En faisant un focus sur le talent, il faut penser à développer un système scolaire qui favorise l’éclosion des aptitudes actuelles chez les enfants, ajoute-t-il. « L’école fonctionne tout comme si le cerveau chez tous les enfants est structuré de la même manière, alors que ce n’est pas en ces termes que se manifestent les aptitudes chez tout le monde. Ainsi, elle doit offrir toute une gamme de possibilités aux enfants, en variant ses modes d’interventions », fait observer l’enseignant-chercheur. A ce propos, il précise qu’il y a des enfants qui s’ennuient parce qu’ils ne retrouvent pas ce qui est leur naturel dans ce que l’école propose et ils sont traités de ‘’tarés’’. Pourtant, c’est l’école qui n’arrive pas à s’adapter aux enfants et veut que ce soit eux qui s’adaptent à elle. A l’en croire, c’est la raison pour laquelle nos écoles produisent beaucoup d’échecs.
Pour faire la lumière sur cette observation, il affirme que ‘‘ces cancres’’, comme le traduit l’école, « lorsqu’ils se retrouvent dans d’autres conditions favorables autres que l’école, ils deviennent des experts vu l’éclosion de ce qu’ils sont, parce qu’ils révèlent leurs potentiels et surprennent tout le monde après que l’école les ait qualifiés de tarés. C’est pourquoi quand un enfant ne réussit pas dans notre système éducatif formel, il ne faut pas que les parents, très tôt, concluent à l’incapacité de l’enfant, mais plutôt qu’ils se disent que l’enfant ne se retrouve pas dans ce qu’on lui propose ».
En plus de l’orientation scolaire, le chercheur fait des propositions pour que l’école joue entièrement son rôle dans l’accompagnement et l’éclosion du potentiel de chaque enfant. « L’école, à cet effet, doit diversifier sa formation pour permettre à chacun de se retrouver et non de se résumer uniquement à apprendre, à lire, à écrire, et à compter. On doit savoir que si l’éducation est négligée, on subira les conséquences comme c’est le cas maintenant où on tourne en rond, pendant que les autres pays prennent le dessus. Puisque jusque-là, on ne se rend pas compte que c’est à partir de l’éducation que les progrès se font et toujours quand on parle de l’éducation, on dit qu’il n’y a pas d’argent. Alors que chaque société est récompensée au prorata de ce qu’elle investit dans l’éducation et dans la formation », fait observer Dr Moussiliou Akpa L’Ara Moustapha.
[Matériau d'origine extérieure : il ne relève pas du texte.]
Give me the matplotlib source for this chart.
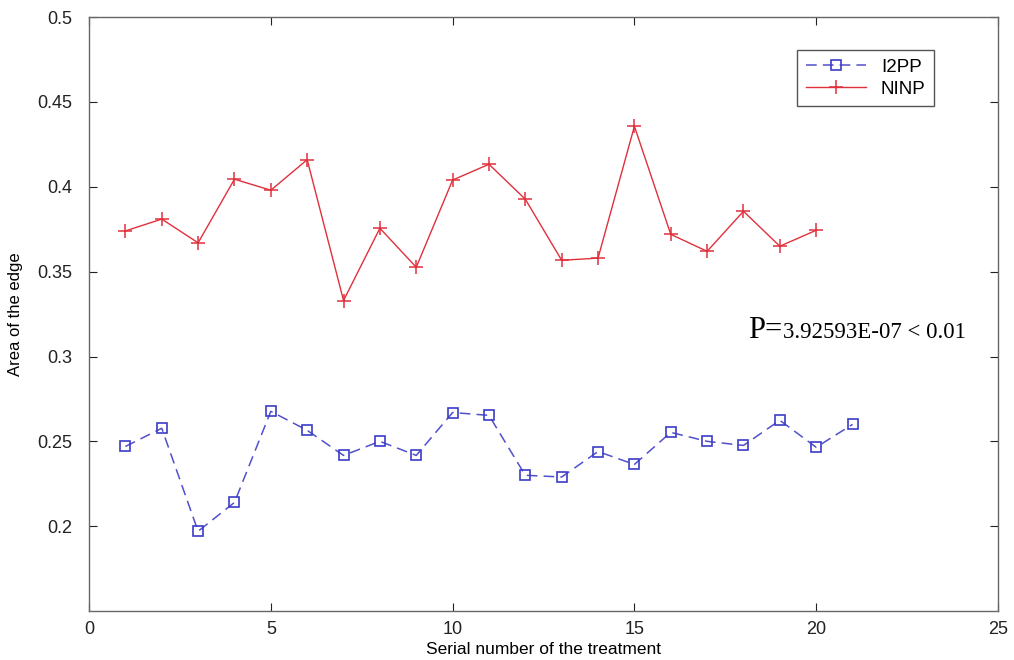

De ses années d’expériences en qualité d’enseignant et de chercheur, il soutient son argumentation par divers résultats de recherches en matière de rendement sur les investissements faits dans l’éducation. « Selon les recherches faites depuis les années 60 dans le domaine des ressources humaines, il a été prouvé que mieux on forme les citoyens, mieux on investit dans le futur du pays et mieux on récupère. Dès lors, tous les grands pays ont pris cela au sérieux et aujourd’hui, ils sont en train de mettre cela en pratique. C’est de là qu’ils sont devenus des producteurs et nous, Béninois, sommes devenus des consommateurs, c’est-à-dire que c’est eux qui produisent et c’est nous qui consommons. Or, nous avons également des écoles chez nous », explique-t-il.
La question est de savoir si l’école, elle-même, se rend compte de cette situation afin d’orienter les enfants ?, s’interroge l’enseignant.